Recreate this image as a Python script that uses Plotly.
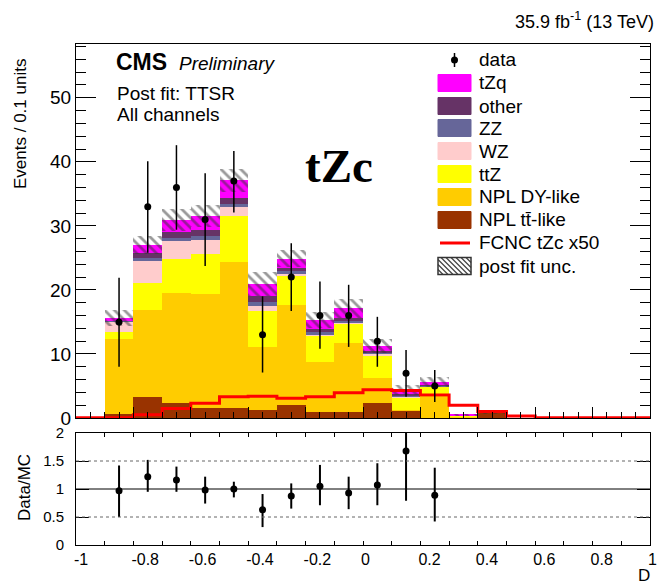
import plotly.graph_objects as go

# ---------------- data ----------------
bin_edges = [round(-1.0 + 0.1 * i, 1) for i in range(21)]

npl_tt = [0, 0.7, 3.3, 2.4, 1.5, 1.5, 1.25, 2.0, 0.9, 0.9, 2.3, 1.2, 0.0, 0.0, 0.85, 0, 0, 0, 0, 0]
npl_dy = [0, 11.6, 13.6, 17.1, 17.8, 22.8, 9.9, 15.7, 7.9, 10.8, 3.9, 0.1, 3.3, 0.2, 0, 0, 0, 0, 0, 0]
ttz    = [0, 1.2, 4.2, 5.3, 6.3, 7.2, 5.5, 4.6, 4.1, 3.0, 3.6, 1.9, 1.6, 0.25, 0, 0, 0, 0, 0, 0]
wz     = [0, 1.5, 3.4, 2.8, 2.2, 1.4, 0.9, 0.3, 0.2, 0.2, 0.2, 0.1, 0.05, 0, 0, 0, 0, 0, 0, 0]
zz     = [0, 0.15, 0.5, 0.5, 0.6, 0.5, 0.5, 0.3, 0.3, 0.3, 0.15, 0.15, 0.1, 0, 0, 0, 0, 0, 0, 0]
other  = [0, 0.15, 0.8, 1.0, 1.0, 0.9, 1.0, 0.5, 0.5, 0.4, 0.25, 0.35, 0.15, 0, 0, 0, 0, 0, 0, 0]
tzq    = [0, 0.3, 1.2, 1.8, 2.2, 2.8, 1.9, 1.5, 1.4, 1.5, 0.85, 0.55, 0.45, 0.05, 0.05, 0, 0, 0, 0, 0]
post_fit_unc = [0, 1.3, 1.4, 1.7, 1.7, 1.8, 1.9, 1.3, 1.2, 1.5, 1.05, 0.8, 0.8, 0.2, 0.2, 0, 0, 0, 0, 0]
fcnc_tzc_x50 = [0.05, 0.05, 0.5, 1.5, 2.3, 3.3, 3.4, 3.1, 3.3, 3.95, 4.4, 4.3, 3.6, 2.0, 1.0, 0.3, 0.05, 0.05, 0.05, 0.05]

data_counts = [0, 15, 33, 36, 31, 37, 13, 22, 16, 16, 12, 7, 5, 0, 0, 0, 0, 0, 0, 0]
data_err_up = [0, 6.9, 7.1, 6.6, 7.2, 4.7, 6.0, 5.3, 5.3, 4.8, 3.8, 3.6, 2.5, 0, 0, 0, 0, 0, 0, 0]
data_err_dn = [0, 7.0, 7.2, 6.6, 7.25, 4.9, 5.9, 5.3, 5.2, 4.9, 4.0, 3.7, 2.5, 0, 0, 0, 0, 0, 0, 0]

ratio_vals = [0, 0.97, 1.22, 1.16, 0.98, 1.0, 0.63, 0.875, 1.05, 0.93, 1.07, 1.68, 0.89, 0, 0, 0, 0, 0, 0, 0]
ratio_hi   = [0, 1.42, 1.52, 1.40, 1.22, 1.13, 0.91, 1.10, 1.43, 1.22, 1.46, 2.0, 1.38, 0, 0, 0, 0, 0, 0, 0]
ratio_lo   = [0, 0.5, 0.95, 0.95, 0.74, 0.85, 0.32, 0.65, 0.71, 0.64, 0.71, 0.79, 0.42, 0, 0, 0, 0, 0, 0, 0]

x_tick_vals = [-1, -0.8, -0.6, -0.4, -0.2, 0, 0.2, 0.4, 0.6, 0.8, 1]
x_tick_text = ["-1", "-0.8", "-0.6", "-0.4", "-0.2", "0", "0.2", "0.4", "0.6", "0.8", "1"]
ratio_tick_vals = [0, 0.5, 1, 1.5, 2]
ratio_tick_text = ["0", "0.5", "1", "1.5", "2"]

legend_labels = ["data", "tZq", "other", "ZZ", "WZ", "ttZ", "NPL DY-like",
                 "NPL tt\u0304-like", "FCNC tZc x50", "post fit unc."]

# ---------------- styles ----------------
FONT = "Liberation Sans, Arial, sans-serif"
stack = [  # bottom -> top
    ("NPL tt-like", npl_tt, "#993300"),
    ("NPL DY-like", npl_dy, "#FFCC00"),
    ("ttZ", ttz, "#FFFF00"),
    ("WZ", wz, "#FFCCCC"),
    ("ZZ", zz, "#666699"),
    ("other", other, "#663366"),
    ("tZq", tzq, "#FF00FF"),
]

centers = [round((bin_edges[i] + bin_edges[i + 1]) / 2, 3) for i in range(20)]
widths = [0.1] * 20

fig = go.Figure()

base = [0.0] * 20
for name, vals, col in stack:
    fig.add_trace(go.Bar(x=centers, y=vals, base=list(base), width=widths,
                         marker=dict(color=col, line=dict(width=0)),
                         name=name, showlegend=False, xaxis="x", yaxis="y"))
    base = [b + v for b, v in zip(base, vals)]
total = base

# hatched post-fit uncertainty
fig.add_trace(go.Bar(x=centers, y=[2 * u for u in post_fit_unc],
                     base=[t - u for t, u in zip(total, post_fit_unc)], width=widths,
                     marker=dict(color="rgba(0,0,0,0)", line=dict(width=0),
                                 pattern=dict(shape="\\", fgcolor="#333333",
                                              bgcolor="rgba(0,0,0,0)", size=7, solidity=0.4)),
                     showlegend=False, xaxis="x", yaxis="y"))

# FCNC signal step line
fig.add_trace(go.Scatter(x=bin_edges, y=fcnc_tzc_x50 + [fcnc_tzc_x50[-1]], mode="lines",
                         line=dict(color="#FF0000", width=3, shape="hv"),
                         showlegend=False, xaxis="x", yaxis="y"))

# data points
idx = [i for i in range(20) if data_counts[i] > 0]
fig.add_trace(go.Scatter(x=[centers[i] for i in idx], y=[data_counts[i] for i in idx],
                         mode="markers", marker=dict(color="black", size=7),
                         error_y=dict(type="data", symmetric=False,
                                      array=[data_err_up[i] for i in idx],
                                      arrayminus=[data_err_dn[i] for i in idx],
                                      color="black", thickness=1.5, width=0),
                         showlegend=False, xaxis="x", yaxis="y"))

# ratio
ridx = [i for i in range(20) if ratio_vals[i] > 0]
fig.add_trace(go.Scatter(x=[centers[i] for i in ridx], y=[ratio_vals[i] for i in ridx],
                         mode="markers", marker=dict(color="black", size=7),
                         error_y=dict(type="data", symmetric=False,
                                      array=[ratio_hi[i] - ratio_vals[i] for i in ridx],
                                      arrayminus=[ratio_vals[i] - ratio_lo[i] for i in ridx],
                                      color="black", thickness=2, width=0),
                         showlegend=False, xaxis="x2", yaxis="y2"))

# ---------------- layout ----------------
L, R, T, B = 76, 650, 44, 545
W, H = 658, 585


def px(X):
    return (X - L) / (R - L)


def py(Y):
    return (B - Y) / (B - T)


main_bottom = 418
ratio_top = 433

axis_common = dict(showline=True, linecolor="black", linewidth=1, showgrid=False,
                   zeroline=False, ticks="inside", tickcolor="black", automargin=False,
                   tickfont=dict(family=FONT, size=18, color="black"))

fig.update_layout(
    width=W, height=H,
    margin=dict(l=L, r=W - R, t=T, b=H - B, autoexpand=False),
    paper_bgcolor="white", plot_bgcolor="white",
    barmode="overlay", bargap=0,
    font=dict(family=FONT, color="black"),
    showlegend=False,
    xaxis=dict(axis_common, domain=[0, 1], anchor="y", range=[-1, 1], mirror=True,
               showticklabels=False, tick0=-1, dtick=0.2, ticklen=11,
               minor=dict(dtick=0.05, ticklen=6, ticks="inside", tickcolor="black")),
    yaxis=dict(axis_common, domain=[py(main_bottom), 1], anchor="x", range=[0, 58.4],
               mirror="ticks", tick0=0, dtick=10, ticklen=20,
               tickfont=dict(family=FONT, size=19, color="black"),
               minor=dict(dtick=2, ticklen=10, ticks="inside", tickcolor="black")),
    xaxis2=dict(axis_common, domain=[0, 1], anchor="y2", range=[-1, 1], mirror="ticks",
                tickvals=x_tick_vals, ticktext=x_tick_text, ticklen=4,
                ticklabelposition="outside right", ticklabeloverflow="allow",
                ticklabelshift=-3,
                tickfont=dict(family=FONT, size=16, color="black"),
                minor=dict(dtick=0.1, ticklen=4, ticks="inside", tickcolor="black")),
    yaxis2=dict(axis_common, domain=[0, py(ratio_top)], anchor="x2", range=[0, 2],
                mirror="ticks", tickvals=ratio_tick_vals, ticktext=ratio_tick_text,
                ticklen=13, ticklabelstandoff=8,
                tickfont=dict(family=FONT, size=15, color="black")),
)

shapes = []
# ratio reference lines
shapes.append(dict(type="line", xref="x2 domain", yref="y2", x0=0, x1=1, y0=1, y1=1,
                   line=dict(color="black", width=1)))
for yv in (0.5, 1.5):
    shapes.append(dict(type="line", xref="x2 domain", yref="y2", x0=0, x1=1, y0=yv, y1=yv,
                       line=dict(color="#666666", width=1, dash="dot")))

annotations = []


def text(t, X, Y, size, xanchor="left", family=FONT, angle=0):
    annotations.append(dict(text=t, x=px(X), y=py(Y), xref="paper", yref="paper",
                            xanchor=xanchor, yanchor="middle", showarrow=False,
                            textangle=angle,
                            font=dict(family=family, size=size, color="black")))


text("<b>CMS</b>", 114, 62, 23)
text("<i>Preliminary</i>", 177, 63, 19)
text("Post fit: TTSR", 115, 93, 19)
text("All channels", 115, 114, 19)
text("35.9 fb<sup>-1</sup> (13 TeV)", 656, 21, 18, xanchor="right")
text("<b>tZc</b>", 303, 166, 47, family="Liberation Serif, Times New Roman, serif")
text("Events / 0.1 units", 20, 124, 17, xanchor="center", angle=-90)
text("Data/MC", 24, 488, 17, xanchor="center", angle=-90)
text("D", 644, 575, 17, xanchor="center")

# custom legend
row_y = [60, 83, 106, 128, 151, 174, 197, 220, 243, 266]
sw_x0, sw_x1, sw_h = 438, 471, 17
legend_colors = [None, "#FF00FF", "#663366", "#666699", "#FFCCCC", "#FFFF00", "#FFCC00",
                 "#993300", None, None]
for k, (lab, cy) in enumerate(zip(legend_labels, row_y)):
    text(lab, 477, cy, 19)
    col = legend_colors[k]
    if col is not None:
        shapes.append(dict(type="rect", xref="paper", yref="paper",
                           x0=px(sw_x0), x1=px(sw_x1), y0=py(cy + sw_h / 2), y1=py(cy - sw_h / 2),
                           fillcolor=col, line=dict(color=col, width=1)))
    elif lab == "data":
        xm = (sw_x0 + sw_x1) / 2
        shapes.append(dict(type="line", xref="paper", yref="paper", x0=px(xm), x1=px(xm),
                           y0=py(cy - 7), y1=py(cy + 7), line=dict(color="black", width=1.5)))
        shapes.append(dict(type="circle", xref="paper", yref="paper",
                           x0=px(xm - 3.5), x1=px(xm + 3.5), y0=py(cy + 3.5), y1=py(cy - 3.5),
                           fillcolor="black", line=dict(color="black", width=0)))
    elif lab.startswith("FCNC"):
        shapes.append(dict(type="line", xref="paper", yref="paper", x0=px(sw_x0 + 2), x1=px(sw_x1 - 1),
                           y0=py(cy), y1=py(cy), line=dict(color="#FF0000", width=3)))
    else:
        y0p, y1p = cy - sw_h / 2, cy + sw_h / 2
        w, h = sw_x1 - sw_x0, sw_h
        d = -h
        while d < w:
            t0, t1 = max(0, -d), min(h, w - d)
            if t1 > t0:
                shapes.append(dict(type="line", xref="paper", yref="paper",
                                   x0=px(sw_x0 + d + t0), y0=py(y0p + t0),
                                   x1=px(sw_x0 + d + t1), y1=py(y0p + t1),
                                   line=dict(color="#444444", width=1.2)))
            d += 5
        shapes.append(dict(type="rect", xref="paper", yref="paper",
                           x0=px(sw_x0), x1=px(sw_x1), y0=py(y1p), y1=py(y0p),
                           fillcolor="rgba(0,0,0,0)", line=dict(color="#333333", width=1.5)))

fig.update_layout(shapes=shapes, annotations=annotations)
fig.write_html("out.html")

■ **Given task**: The lines from the top of the data above through the one holding "0.05, 0.05, 0.05]" are to be repeated exactly, and only those, with no pictures.

■ **Problem solution**:
Recreate this image as a Python script that uses Plotly.
import plotly.graph_objects as go

# ---------------- data ----------------
bin_edges = [round(-1.0 + 0.1 * i, 1) for i in range(21)]

npl_tt = [0, 0.7, 3.3, 2.4, 1.5, 1.5, 1.25, 2.0, 0.9, 0.9, 2.3, 1.2, 0.0, 0.0, 0.85, 0, 0, 0, 0, 0]
npl_dy = [0, 11.6, 13.6, 17.1, 17.8, 22.8, 9.9, 15.7, 7.9, 10.8, 3.9, 0.1, 3.3, 0.2, 0, 0, 0, 0, 0, 0]
ttz    = [0, 1.2, 4.2, 5.3, 6.3, 7.2, 5.5, 4.6, 4.1, 3.0, 3.6, 1.9, 1.6, 0.25, 0, 0, 0, 0, 0, 0]
wz     = [0, 1.5, 3.4, 2.8, 2.2, 1.4, 0.9, 0.3, 0.2, 0.2, 0.2, 0.1, 0.05, 0, 0, 0, 0, 0, 0, 0]
zz     = [0, 0.15, 0.5, 0.5, 0.6, 0.5, 0.5, 0.3, 0.3, 0.3, 0.15, 0.15, 0.1, 0, 0, 0, 0, 0, 0, 0]
other  = [0, 0.15, 0.8, 1.0, 1.0, 0.9, 1.0, 0.5, 0.5, 0.4, 0.25, 0.35, 0.15, 0, 0, 0, 0, 0, 0, 0]
tzq    = [0, 0.3, 1.2, 1.8, 2.2, 2.8, 1.9, 1.5, 1.4, 1.5, 0.85, 0.55, 0.45, 0.05, 0.05, 0, 0, 0, 0, 0]
post_fit_unc = [0, 1.3, 1.4, 1.7, 1.7, 1.8, 1.9, 1.3, 1.2, 1.5, 1.05, 0.8, 0.8, 0.2, 0.2, 0, 0, 0, 0, 0]
fcnc_tzc_x50 = [0.05, 0.05, 0.5, 1.5, 2.3, 3.3, 3.4, 3.1, 3.3, 3.95, 4.4, 4.3, 3.6, 2.0, 1.0, 0.3, 0.05, 0.05, 0.05, 0.05]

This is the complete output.